ちょっと古事記の内容を知りたくなって本屋でたまたま見つけた武光誠『一冊でわかる古事記』を読んでみました。

確かに、新書一冊の中に古事記の主要な物語と解説をつめこんであってタイトル通りの内容にはなっているんですが、どうも僕には合わない本でした。というのは、作者の解釈が過剰に含まれていて、書かれている内容が果たして作者の解釈なのか、皆が認める形で古事記の中に書かれているのかがわからなくて話半分で読み進める形になってしまったからです。

例えば、「はじめに」において「『古事記』の登場人物がすべて、むやみに人間や動物を傷つけない優しい人びとであることに注目したい」なんて書いてあります。因幡の白兎の話で皮を剥かれた白兎に海塩を浴びて風に当たれと言った八十神はどうなるんだろう。本の中の他の部分の解説も、古事記の登場人物はみな優しい人たちだ、という前提に立ってその偏見でもって書かれているような気がしました。
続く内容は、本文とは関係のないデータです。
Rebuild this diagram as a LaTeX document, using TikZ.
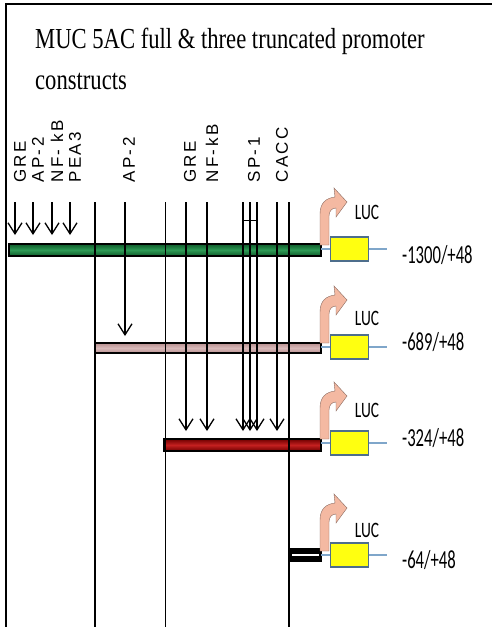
\documentclass[tikz,border=0pt]{standalone}
\usepackage{fontspec}
\setmainfont{Liberation Serif}
\newfontfamily\lucfont{Carlito}
\newfontfamily\sitefont{Liberation Sans}
\usetikzlibrary{arrows.meta, positioning}

\definecolor{barGreen}{HTML}{2E9A55}
\definecolor{barGreenD}{HTML}{0E5A2A}
\definecolor{barPink}{HTML}{D9B9B9}
\definecolor{barPinkD}{HTML}{B89090}
\definecolor{barRed}{HTML}{C42020}
\definecolor{barRedD}{HTML}{700000}
\definecolor{lucYellow}{HTML}{FFFF10}
\definecolor{lucEdge}{HTML}{4E6E8C}
\definecolor{lucWire}{HTML}{7FA6CA}
\definecolor{tssFill}{HTML}{F4B9A2}
\definecolor{tssEdge}{HTML}{8A6A60}

\begin{document}
\begin{tikzpicture}
  [x=1pt,y=-1pt,
   site/.style={rotate=90,anchor=west,inner sep=0pt,
     font=\sitefont\fontsize{17}{17}\selectfont\addfontfeature{LetterSpace=15}},
   bind/.style={line width=1.3pt,-{Straight Barb[length=11pt,width=14pt,line width=1.3pt]}},
   bar/.style={draw=black,line width=2.6pt},
   lucbox/.style={draw=lucEdge,line width=1.8pt,fill=lucYellow,
     minimum width=38pt,minimum height=24pt,inner sep=0pt},
   luctext/.style={font=\lucfont\fontsize{22}{22}\selectfont\addfontfeature{FakeStretch=0.7}},
   constr/.style={anchor=west,inner sep=0pt,
     font=\lucfont\fontsize{26}{26}\selectfont\addfontfeature{FakeStretch=0.64}},
   heading/.style={anchor=base west,inner sep=0pt,
     font=\fontsize{29}{29}\selectfont\addfontfeature{FakeStretch=0.78}}]
  \useasboundingbox (0,0) rectangle (492,629);

  % frame and title
  \draw[line width=1.2pt] (492,4) -- (6,4) -- (6,627);
  \node[heading] (title1) at (35,48) {MUC 5AC full \& three truncated promoter};
  \node[heading] (title2) at (35,89) {constructs};

  % binding site labels
  \foreach \xx/\txt in {20/GRE, 38/AP-2, 57/NF- kB, 75/PEA3, 129/AP-2,
                        190/GRE, 212/NF-kB, 254/SP-1, 282/CACC}
    \node[site] (lab\xx) at (\xx,183) {\txt};

  % promoter bars
  \draw[bar,top color=barGreenD,bottom color=barGreenD,middle color=barGreen]
    (9,244) rectangle (321,256);
  \draw[bar,top color=barPinkD,bottom color=barPinkD,middle color=barPink]
    (95,343) rectangle (321,353);
  \draw[bar,top color=barRedD,bottom color=barRedD,middle color=barRed]
    (164,439) rectangle (321,451);
  \draw[bar,fill=black] (289,549) rectangle (321,561);
  \draw[white,line width=1.6pt] (292,555) -- (319,555);

  % long boundary lines
  \foreach \xx/\lw in {95/1.7, 165/1.0, 289/1.7} {
    \coordinate (ltop\xx) at (\xx,202);
    \coordinate (lbot\xx) at (\xx,627);
    \draw[line width=\lw pt] (ltop\xx) -- (lbot\xx);
  }

  % binding site arrows
  \foreach \xx/\tip in {15/235, 33/235, 52/235, 70/235, 125/336,
                        186/431, 207/431, 243/431, 250/431, 257/431, 277/431} {
    \coordinate (atop\xx) at (\xx,202);
    \coordinate (atip\xx) at (\xx,\tip);
    \draw[bind] (atop\xx) -- (atip\xx);
  }
  \draw[line width=1pt] (atop243|-0,220) -- (atop257|-0,220);

  % luciferase reporters
  \foreach \yy/\nm/\ly/\cy/\txt in {249/a/212/255/{-1300/+48}, 347/b/318/342/{-689/+48},
                                    443/c/410/438/{-324/+48}, 555/d/530/560/{-64/+48}} {
    \coordinate (wl\nm) at (321,\yy);
    \coordinate (wr\nm) at (387,\yy);
    \draw[lucWire,line width=1.2pt] (wl\nm) -- (wr\nm);
    \node[lucbox] (box\nm) at (349.5,\yy) {};
    \filldraw[fill=tssFill,draw=tssEdge,line width=0.4pt,shift={(0,\yy)}]
      (320,-4) -- (320,-35) .. controls (320,-46) and (326,-51) .. (335,-52)
      -- (334,-61) -- (347,-47) -- (336,-32) -- (336,-41)
      .. controls (332,-41) and (329,-38) .. (329,-33) -- (329,-4) -- cycle;
    \node[luctext] (luc\nm) at (367,\ly) {LUC};
    \node[constr] (len\nm) at (402,\cy) {\txt};
  }
\end{tikzpicture}
\end{document}
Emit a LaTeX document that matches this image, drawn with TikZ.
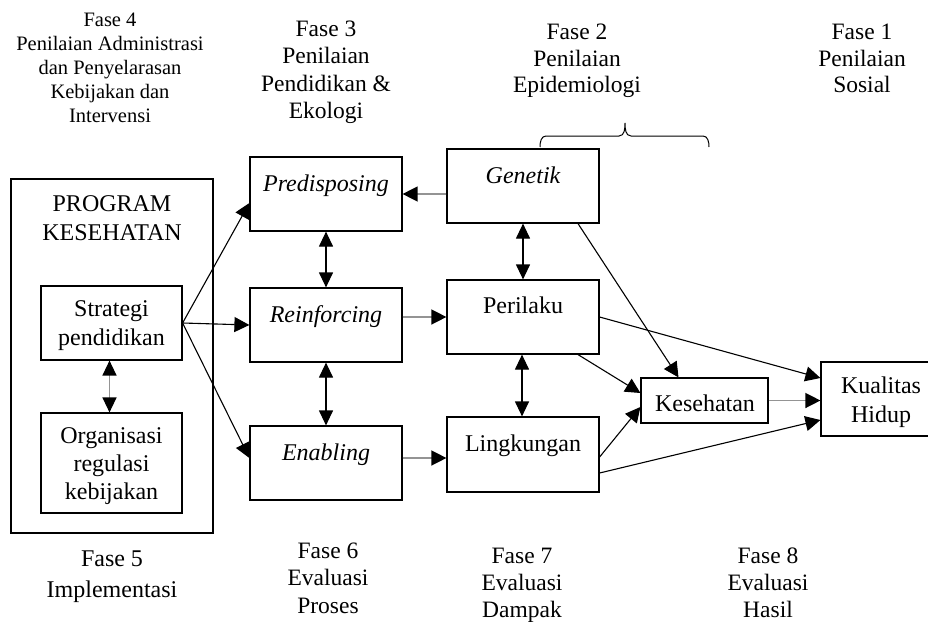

他には、訳文としてイザナギとイザナミの結婚の場面でイザナミが「私の欠点は、用心深く控えめなことです」と言ったことになっていました。こんなことを言ったとは思えないがと思って原文(岩波文庫版)をあたってみると、訓み下し文で「吾が身は、成り成りて成り合はざる處一處あり」と書いてありました。これを上記の様に訳したのだとしたら、これは翻訳と言うにはあまりに著者の解釈が入りすぎているように感じました。
全編こういった調子でどうも信頼しながら読むことができませんでした。

意味の分からない書き方をしている箇所も多数ありましたが、例えば仁徳天皇陵について「仁徳天皇陵古墳は、有力な大王であった雄略天皇のためにつくられたものとみても誤りではあるまい」と書いてありました。これにはまいった。著者の考えとして「仁徳天皇陵古墳は、有力な大王であった雄略天皇のためにつくられたものであろう」と書くなら何も文句はありませんが、「誤りではあるまい」というのは、一体何を言いたいんだろう。雄略天皇のものであるかそうでないかのどちらかなんだろうから、誤りか誤りでないかのどちらかでしょう。

というわけで、あまり真剣には読めず、話半分の態度で、でも最後まで読んでしまいました。今度はもうちょっとバランスの良い解説書を探して読もうと思います。